Detecting and Classifying Flares in High-Resolution Solar Spectra with Supervised Machine Learning
Nicole Hao, Laura Flagg, Ray Jayawardhana
TL;DR
The paper addresses solar flare contamination in high-resolution spectra and its implications for exoplanet transmission spectroscopy by building a standardized supervised-learning workflow that combines HARPS-N solar spectra with RHESSI flare labels. It preprocesses the data with normalization, noise filtering, and PCA, labels spectra into three flare categories, and assesses multiple classifiers, identifying SVC with an RBF kernel as the best performer. The model achieves a final aggregate accuracy of about $0.65$ and class-wise accuracies of $0.64$, $0.77$, and $0.56$, with notable improvements for weak flares after hyperparameter tuning. The work demonstrates robustness to new data and outlines future directions, including deep learning approaches and extending the framework to flare classification in exoplanet host stars for improved spectral correction.
Abstract
Flares are a well-studied aspect of the Sun's magnetic activity. Detecting and classifying solar flares can inform the analysis of contamination caused by stellar flares in exoplanet transmission spectra. In this paper, we present a standardized procedure to classify solar flares with the aid of supervised machine learning. Using flare data from the RHESSI mission and solar spectra from the HARPS-N instrument, we trained several supervised machine learning models, and found that the best performing algorithm is a C-Support Vector Machine (SVC) with non-linear kernels, specifically Radial Basis Functions (RBF). The best-trained model, SVC with RBF kernels, achieves an average aggregate accuracy score of 0.65, and categorical accuracy scores of over 0.70 for the no-flare and weak-flare classes, respectively.
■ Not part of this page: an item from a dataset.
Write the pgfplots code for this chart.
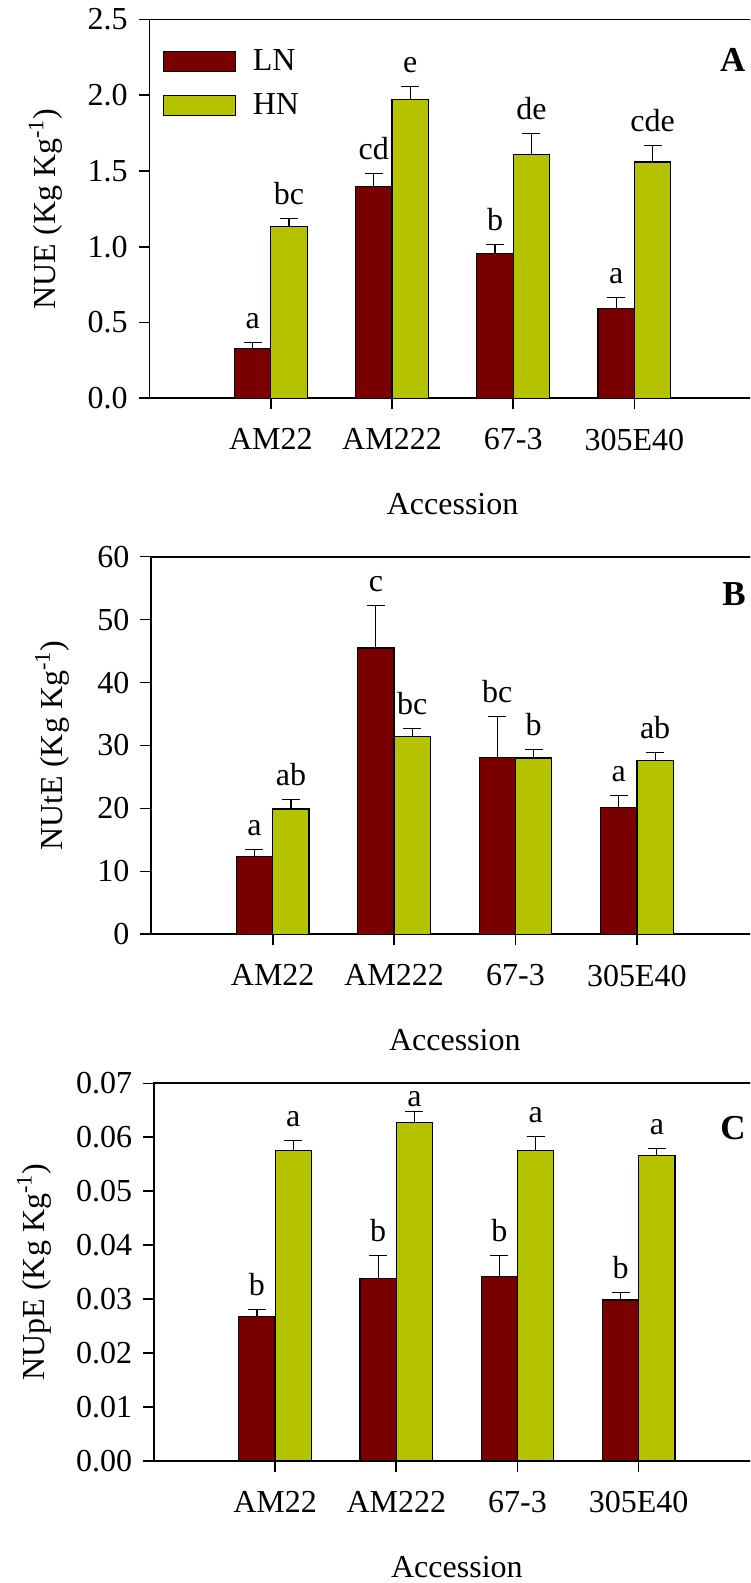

In comparison, a blind classification algorithm would have an accuracy score of 0.33. Testing showed that the model is able to detect and classify solar flares in entirely new data with different characteristics and distributions from those of the training set. Future efforts could focus on enhancing classification accuracy, investigating the efficacy of alternative models, particularly deep learning models, and incorporating more datasets to extend the application of this framework to stars that host exoplanets.